“Who among us … has wept for the deaths of these brothers and sisters?
Who has wept for the people who were on the boat?
For the young mothers carrying their babies?
For these men who wanted something to support their families?
The globalization of indifference has taken from us the ability to weep!
(Pope Francis, Liturgy of Forgiveness, Lampedusa, July 8, 2013)
It is eerily disturbing and profoundly shameful that these evocative words of Pope Francis, uttered merely a few hours before the crisis of irregular immigrants on our own shores would so dramatically fall on deaf ears, on blind eyes, on cold hearts in these Islands of ours that for centuries have called themselves “Christian”. The hate speech on social networks and on newspaper comment boards reveals that we are a people who, in losing the ability to be compassionate, to “suffer with” others, also risk losing our humanity.
These signs of moral and cultural decline inevitably raise the question:
Is this the Malta we want to live in? Is this the legacy we want to leave our children?
As a member of the think-tank Converse, throughout 2012 I participated in a series of conversations with fellow citizens from different walks of life where we pondered the same question “What kind of society do we want to live in?” As in these past few hours dark colours of the Maltese “character” have re-emerged, that question is not only more pertinent than ever, but my answer more resolute than ever.

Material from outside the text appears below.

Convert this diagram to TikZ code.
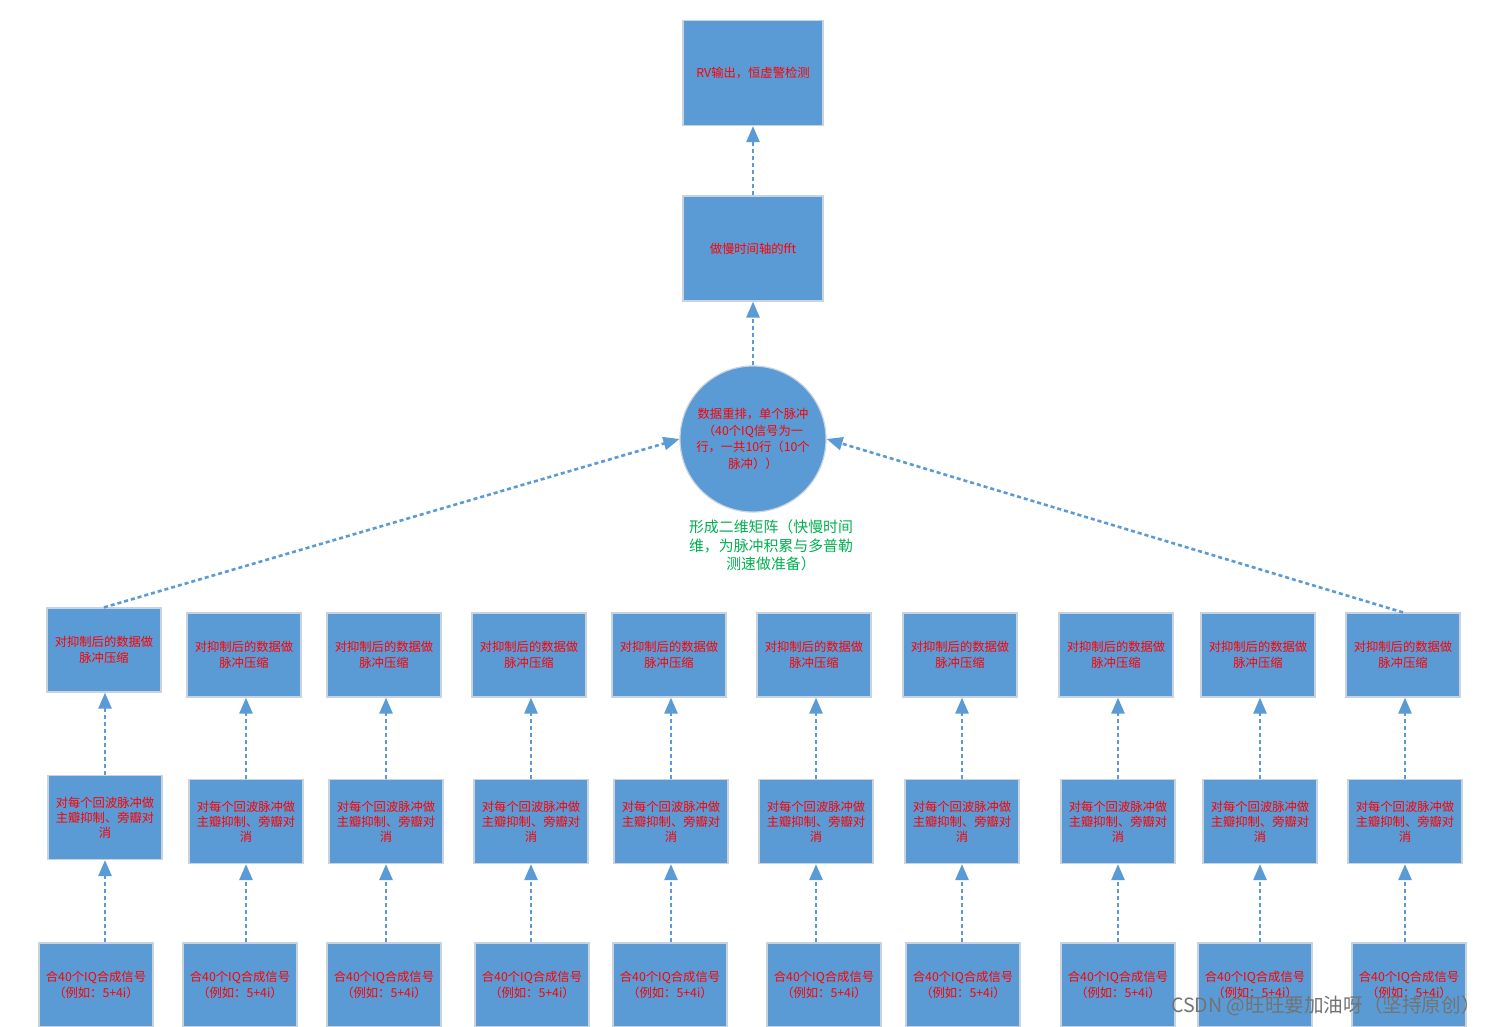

I do not want to live in a society of greed, self-interest and opportunism.
I do not want to live in a society marked by coldness of heart.
I do not want to live in a society that makes a mockery of the “civil”, the “social”, the truly “human”.
Through our words we reveal that we are caught up in a tribalism of fear. We are afraid of the “other”—whoever the other might be… including those marked as “other” in our midst—because we are afraid of our own insignificance. Yet we make ourselves insignificant when we do not recognize that true human grandeur is a matter of character, of dignity, of spirit, not of wealth or vacuous power. True authority comes from one’s soul not from ostentatious displays of (pseudo)dominance. On the contrary, I want to live in a society that is just because its citizens are responsible, and therefore truly heroic because they have the courage to walk in another’s shoes. I want to live in a society that is generous because its citizens are confident in their own skin, in their abilities, in their potential.
I want to live in a society that is truly at peace, because our hearts are rooted in a common quest for what is truly meaningful.
I want to live in a society that re-discovers the art of conversation, of truly “living with”, of “keeping company with”—the only way we can “work with” to build a future for all.
What kind of society do “you” want to live in?